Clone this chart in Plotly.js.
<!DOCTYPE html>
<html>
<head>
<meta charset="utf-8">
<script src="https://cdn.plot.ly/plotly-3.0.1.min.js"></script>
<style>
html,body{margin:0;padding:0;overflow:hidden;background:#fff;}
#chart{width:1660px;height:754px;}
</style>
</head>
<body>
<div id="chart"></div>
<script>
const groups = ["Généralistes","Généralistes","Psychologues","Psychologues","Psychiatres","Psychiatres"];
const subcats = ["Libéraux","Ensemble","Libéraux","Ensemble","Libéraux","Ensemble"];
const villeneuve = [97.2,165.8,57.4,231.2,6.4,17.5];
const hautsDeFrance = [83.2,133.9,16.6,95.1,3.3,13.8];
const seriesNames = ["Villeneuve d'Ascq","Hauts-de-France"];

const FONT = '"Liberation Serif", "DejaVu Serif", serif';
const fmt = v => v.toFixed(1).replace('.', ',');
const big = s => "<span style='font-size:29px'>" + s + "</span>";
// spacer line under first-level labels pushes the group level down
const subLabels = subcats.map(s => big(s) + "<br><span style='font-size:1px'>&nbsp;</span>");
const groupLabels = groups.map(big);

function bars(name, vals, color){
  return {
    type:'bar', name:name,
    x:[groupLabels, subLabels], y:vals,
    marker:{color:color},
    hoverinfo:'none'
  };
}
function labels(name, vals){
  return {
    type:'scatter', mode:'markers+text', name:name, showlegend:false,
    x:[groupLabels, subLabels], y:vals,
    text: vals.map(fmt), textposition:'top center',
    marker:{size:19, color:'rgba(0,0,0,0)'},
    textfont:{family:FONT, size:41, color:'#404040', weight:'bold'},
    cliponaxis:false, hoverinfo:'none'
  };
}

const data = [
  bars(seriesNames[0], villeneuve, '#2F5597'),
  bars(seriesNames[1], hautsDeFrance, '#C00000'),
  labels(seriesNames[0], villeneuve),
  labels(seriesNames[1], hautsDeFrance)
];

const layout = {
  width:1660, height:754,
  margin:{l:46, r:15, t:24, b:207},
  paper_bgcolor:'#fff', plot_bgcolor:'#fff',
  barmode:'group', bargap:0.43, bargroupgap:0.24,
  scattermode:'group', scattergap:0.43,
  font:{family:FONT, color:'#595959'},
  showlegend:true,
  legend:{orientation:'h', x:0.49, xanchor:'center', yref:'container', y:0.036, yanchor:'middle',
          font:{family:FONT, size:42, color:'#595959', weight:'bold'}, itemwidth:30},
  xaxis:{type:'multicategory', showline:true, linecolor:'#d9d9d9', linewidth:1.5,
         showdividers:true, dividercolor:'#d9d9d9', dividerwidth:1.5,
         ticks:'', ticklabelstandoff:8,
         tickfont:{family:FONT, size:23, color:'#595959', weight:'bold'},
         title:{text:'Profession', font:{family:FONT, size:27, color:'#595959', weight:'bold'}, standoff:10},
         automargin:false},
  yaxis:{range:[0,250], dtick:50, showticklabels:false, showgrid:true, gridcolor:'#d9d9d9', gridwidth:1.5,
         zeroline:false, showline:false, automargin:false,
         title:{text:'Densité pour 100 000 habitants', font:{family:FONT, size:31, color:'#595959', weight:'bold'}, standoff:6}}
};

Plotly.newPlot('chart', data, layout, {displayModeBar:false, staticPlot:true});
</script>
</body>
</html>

★ ★ ★

Copy each line above that contains the word "chart".

Clone this chart in Plotly.js.
#chart{width:1660px;height:754px;}
<div id="chart"></div>
Plotly.newPlot('chart', data, layout, {displayModeBar:false, staticPlot:true});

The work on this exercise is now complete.